WRITTEN PROBLEM: Write out the listing below in full and exactly, leaving out every picture.

DATASET EXTRACT:
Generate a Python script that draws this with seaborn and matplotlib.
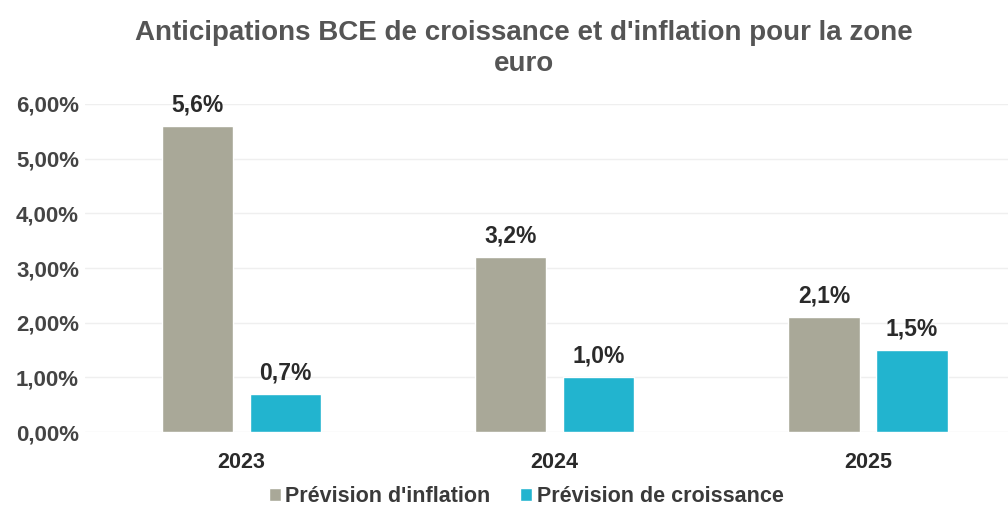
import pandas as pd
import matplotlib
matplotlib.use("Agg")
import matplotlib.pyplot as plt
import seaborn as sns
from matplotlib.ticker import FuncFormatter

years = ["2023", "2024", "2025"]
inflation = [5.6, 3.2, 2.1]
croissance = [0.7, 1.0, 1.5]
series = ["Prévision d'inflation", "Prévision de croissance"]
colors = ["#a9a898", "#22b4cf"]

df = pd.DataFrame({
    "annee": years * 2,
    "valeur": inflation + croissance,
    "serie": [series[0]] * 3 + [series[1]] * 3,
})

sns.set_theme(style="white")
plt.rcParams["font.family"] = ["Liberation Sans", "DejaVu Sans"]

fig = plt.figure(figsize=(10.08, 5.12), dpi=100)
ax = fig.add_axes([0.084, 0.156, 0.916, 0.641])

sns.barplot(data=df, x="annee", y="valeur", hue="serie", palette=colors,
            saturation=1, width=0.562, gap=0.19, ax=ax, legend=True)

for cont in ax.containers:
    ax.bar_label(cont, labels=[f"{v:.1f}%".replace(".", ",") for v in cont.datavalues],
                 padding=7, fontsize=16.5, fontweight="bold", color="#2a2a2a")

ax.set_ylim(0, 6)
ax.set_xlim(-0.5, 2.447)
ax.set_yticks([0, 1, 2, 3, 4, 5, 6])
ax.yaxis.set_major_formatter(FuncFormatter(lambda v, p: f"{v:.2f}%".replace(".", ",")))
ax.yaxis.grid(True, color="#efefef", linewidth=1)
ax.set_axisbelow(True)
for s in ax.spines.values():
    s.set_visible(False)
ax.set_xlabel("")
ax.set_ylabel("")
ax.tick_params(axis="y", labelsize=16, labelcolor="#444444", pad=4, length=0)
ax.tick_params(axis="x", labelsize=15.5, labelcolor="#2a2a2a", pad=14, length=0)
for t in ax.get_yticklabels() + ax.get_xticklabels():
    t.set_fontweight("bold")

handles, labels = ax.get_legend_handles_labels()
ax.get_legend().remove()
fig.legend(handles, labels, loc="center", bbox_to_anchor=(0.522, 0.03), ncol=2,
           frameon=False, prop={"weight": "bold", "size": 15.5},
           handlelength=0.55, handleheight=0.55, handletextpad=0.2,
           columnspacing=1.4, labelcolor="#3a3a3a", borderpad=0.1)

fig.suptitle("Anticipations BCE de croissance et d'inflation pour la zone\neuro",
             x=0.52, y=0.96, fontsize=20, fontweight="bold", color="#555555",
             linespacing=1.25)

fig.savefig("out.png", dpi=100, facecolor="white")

FULL ANSWER:
Generate a Python script that draws this with seaborn and matplotlib.
import pandas as pd
import matplotlib
matplotlib.use("Agg")
import matplotlib.pyplot as plt
import seaborn as sns
from matplotlib.ticker import FuncFormatter

years = ["2023", "2024", "2025"]
inflation = [5.6, 3.2, 2.1]
croissance = [0.7, 1.0, 1.5]
series = ["Prévision d'inflation", "Prévision de croissance"]
colors = ["#a9a898", "#22b4cf"]

df = pd.DataFrame({
    "annee": years * 2,
    "valeur": inflation + croissance,
    "serie": [series[0]] * 3 + [series[1]] * 3,
})

sns.set_theme(style="white")
plt.rcParams["font.family"] = ["Liberation Sans", "DejaVu Sans"]

fig = plt.figure(figsize=(10.08, 5.12), dpi=100)
ax = fig.add_axes([0.084, 0.156, 0.916, 0.641])

sns.barplot(data=df, x="annee", y="valeur", hue="serie", palette=colors,
            saturation=1, width=0.562, gap=0.19, ax=ax, legend=True)

for cont in ax.containers:
    ax.bar_label(cont, labels=[f"{v:.1f}%".replace(".", ",") for v in cont.datavalues],
                 padding=7, fontsize=16.5, fontweight="bold", color="#2a2a2a")

ax.set_ylim(0, 6)
ax.set_xlim(-0.5, 2.447)
ax.set_yticks([0, 1, 2, 3, 4, 5, 6])
ax.yaxis.set_major_formatter(FuncFormatter(lambda v, p: f"{v:.2f}%".replace(".", ",")))
ax.yaxis.grid(True, color="#efefef", linewidth=1)
ax.set_axisbelow(True)
for s in ax.spines.values():
    s.set_visible(False)
ax.set_xlabel("")
ax.set_ylabel("")
ax.tick_params(axis="y", labelsize=16, labelcolor="#444444", pad=4, length=0)
ax.tick_params(axis="x", labelsize=15.5, labelcolor="#2a2a2a", pad=14, length=0)
for t in ax.get_yticklabels() + ax.get_xticklabels():
    t.set_fontweight("bold")

handles, labels = ax.get_legend_handles_labels()
ax.get_legend().remove()
fig.legend(handles, labels, loc="center", bbox_to_anchor=(0.522, 0.03), ncol=2,
           frameon=False, prop={"weight": "bold", "size": 15.5},
           handlelength=0.55, handleheight=0.55, handletextpad=0.2,
           columnspacing=1.4, labelcolor="#3a3a3a", borderpad=0.1)

fig.suptitle("Anticipations BCE de croissance et d'inflation pour la zone\neuro",
             x=0.52, y=0.96, fontsize=20, fontweight="bold", color="#555555",
             linespacing=1.25)

fig.savefig("out.png", dpi=100, facecolor="white")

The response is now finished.